Joachim Gerike: The comprehensive product portfolio of the Business Unit Medical Applications of Berliner Glas includes multi-chip prism assemblies (RGB and VIS/NIR), autoclavable lenses, and highly complex 3D measurement cameras for digital dental imprints. The production of these types of optical high-end systems requires the precise combination and calibration of optics, mechanics, and electronics. This optimizes imaging properties and reduces imaging errors - even in small, compact systems.
Berliner Glas has created a versatile precision alignment platform for submicron positioning, which is already being implemented in a variety of customer projects. This platform can be used to simultaneously align electro-optical components, such as image sensors, in six degrees of freedom with a precision of up to 200 nm each, and fix them permanently to this accuracy.
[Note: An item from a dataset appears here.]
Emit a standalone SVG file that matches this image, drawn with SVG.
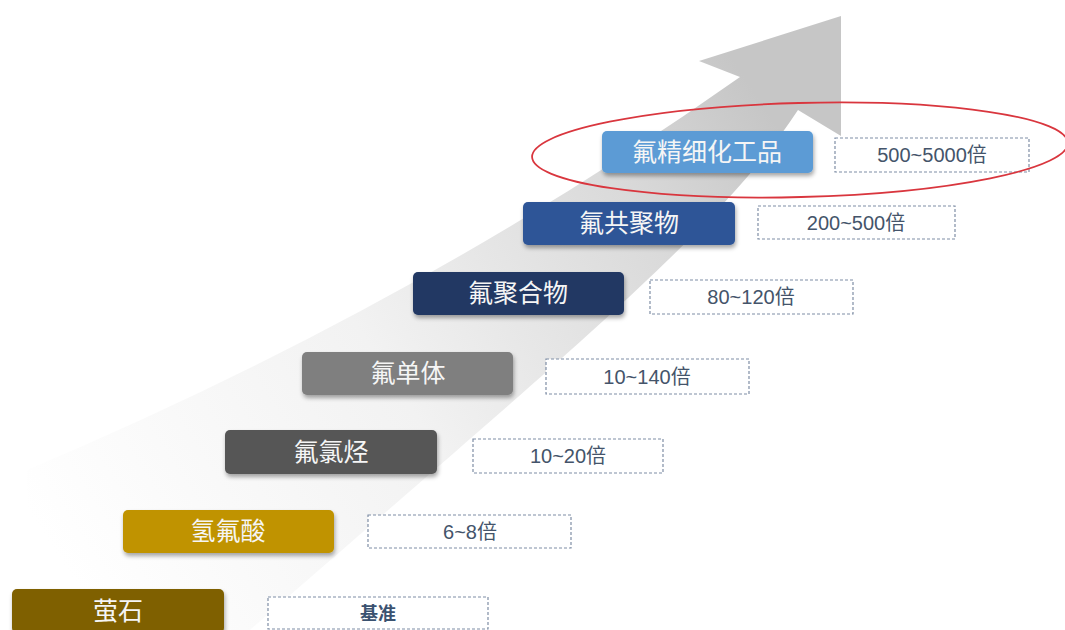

What are some typical products that incorporate this new technology?
Gerike: Endoscopes and dental cameras use so-called multi-chip prism assemblies, aiming to split light into its spectral components, record a high-quality image via individual sensors and assemble it electronically. Increasing resolutions from HD to 4k to 8k requires pixel-precise alignment of the sensors in the same degree.
The alignment platform in Berlin facilitates the precise positioning of these and other electro-optical components for various visual processes, including fluorescence imaging techniques. This also applies to the simultaneous alignment of up to four lens systems.